| PROBLEM DETAILS |
Take the lines from the beginning of the material through the line containing "ax = fig.add_axes([120/1252, 1-498/712, 1108/1252, 391/712])" and retype them exactly, leaving the pictures out.

----

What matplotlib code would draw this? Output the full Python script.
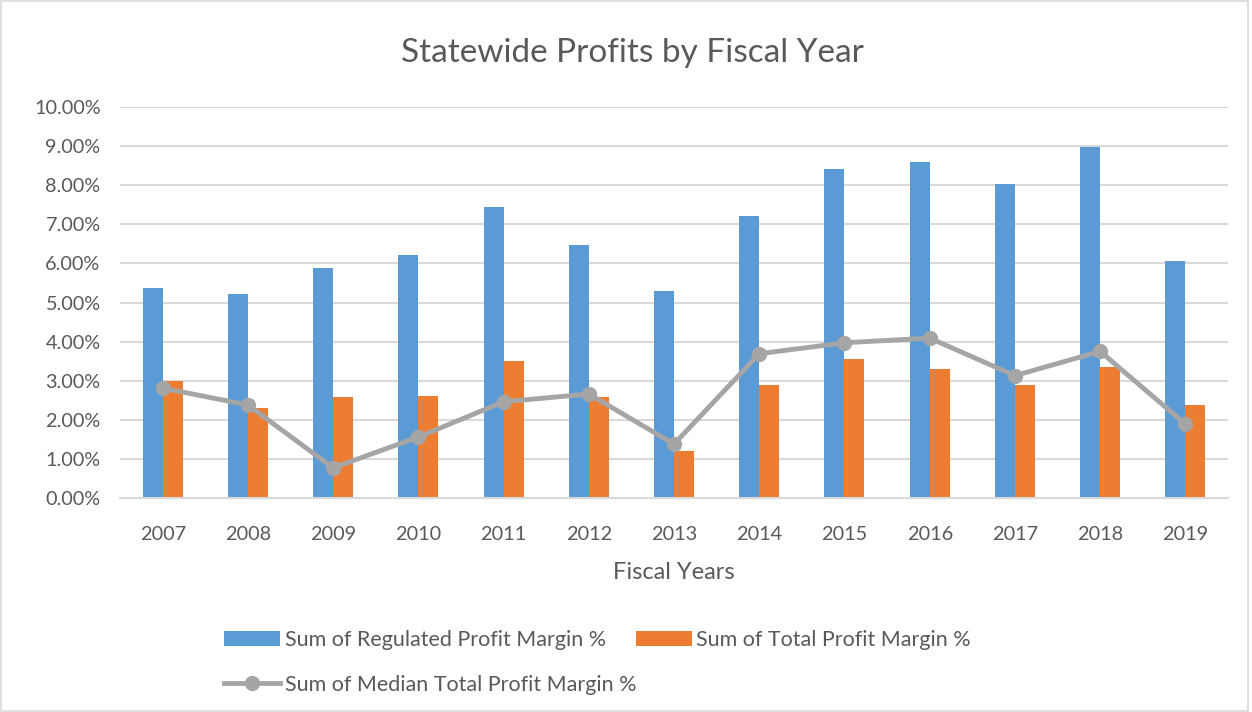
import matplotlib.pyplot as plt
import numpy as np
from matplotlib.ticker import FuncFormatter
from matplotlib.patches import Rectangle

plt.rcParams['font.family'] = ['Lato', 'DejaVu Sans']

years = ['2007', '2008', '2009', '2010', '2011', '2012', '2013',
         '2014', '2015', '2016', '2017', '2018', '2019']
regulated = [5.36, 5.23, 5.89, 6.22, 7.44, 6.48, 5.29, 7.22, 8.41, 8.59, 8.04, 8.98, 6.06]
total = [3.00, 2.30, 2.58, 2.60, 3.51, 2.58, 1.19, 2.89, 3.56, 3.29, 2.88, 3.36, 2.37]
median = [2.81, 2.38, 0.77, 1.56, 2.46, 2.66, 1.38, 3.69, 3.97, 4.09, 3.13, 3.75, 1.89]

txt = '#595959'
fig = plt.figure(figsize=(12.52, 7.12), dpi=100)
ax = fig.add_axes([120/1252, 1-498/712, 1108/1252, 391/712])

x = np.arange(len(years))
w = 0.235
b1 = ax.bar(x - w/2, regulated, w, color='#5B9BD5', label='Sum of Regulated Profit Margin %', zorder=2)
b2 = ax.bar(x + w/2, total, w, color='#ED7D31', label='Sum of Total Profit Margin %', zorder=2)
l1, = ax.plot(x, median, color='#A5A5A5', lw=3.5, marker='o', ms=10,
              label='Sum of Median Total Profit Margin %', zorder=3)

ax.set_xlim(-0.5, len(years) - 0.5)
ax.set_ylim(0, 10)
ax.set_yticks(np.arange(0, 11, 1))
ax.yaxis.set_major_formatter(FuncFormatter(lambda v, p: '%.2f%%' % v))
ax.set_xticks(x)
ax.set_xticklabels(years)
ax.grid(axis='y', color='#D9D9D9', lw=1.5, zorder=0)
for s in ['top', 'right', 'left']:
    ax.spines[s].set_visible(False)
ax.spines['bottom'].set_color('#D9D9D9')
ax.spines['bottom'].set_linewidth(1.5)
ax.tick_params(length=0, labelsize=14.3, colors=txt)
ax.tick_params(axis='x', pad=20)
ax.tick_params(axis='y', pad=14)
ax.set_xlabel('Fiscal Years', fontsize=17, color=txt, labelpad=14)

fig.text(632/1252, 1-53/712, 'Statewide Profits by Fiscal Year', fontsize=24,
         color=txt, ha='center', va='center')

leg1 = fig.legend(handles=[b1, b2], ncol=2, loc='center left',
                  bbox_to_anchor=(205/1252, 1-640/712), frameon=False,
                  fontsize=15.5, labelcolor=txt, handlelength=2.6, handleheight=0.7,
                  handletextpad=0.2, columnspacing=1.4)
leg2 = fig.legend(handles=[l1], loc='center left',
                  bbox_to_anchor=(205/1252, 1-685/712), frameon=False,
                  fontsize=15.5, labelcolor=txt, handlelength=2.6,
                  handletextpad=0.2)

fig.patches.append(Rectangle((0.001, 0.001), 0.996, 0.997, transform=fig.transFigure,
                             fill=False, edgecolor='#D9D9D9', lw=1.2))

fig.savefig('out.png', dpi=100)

----

| EXERCISE ANSWER |
What matplotlib code would draw this? Output the full Python script.
import matplotlib.pyplot as plt
import numpy as np
from matplotlib.ticker import FuncFormatter
from matplotlib.patches import Rectangle

plt.rcParams['font.family'] = ['Lato', 'DejaVu Sans']

years = ['2007', '2008', '2009', '2010', '2011', '2012', '2013',
         '2014', '2015', '2016', '2017', '2018', '2019']
regulated = [5.36, 5.23, 5.89, 6.22, 7.44, 6.48, 5.29, 7.22, 8.41, 8.59, 8.04, 8.98, 6.06]
total = [3.00, 2.30, 2.58, 2.60, 3.51, 2.58, 1.19, 2.89, 3.56, 3.29, 2.88, 3.36, 2.37]
median = [2.81, 2.38, 0.77, 1.56, 2.46, 2.66, 1.38, 3.69, 3.97, 4.09, 3.13, 3.75, 1.89]

txt = '#595959'
fig = plt.figure(figsize=(12.52, 7.12), dpi=100)
ax = fig.add_axes([120/1252, 1-498/712, 1108/1252, 391/712])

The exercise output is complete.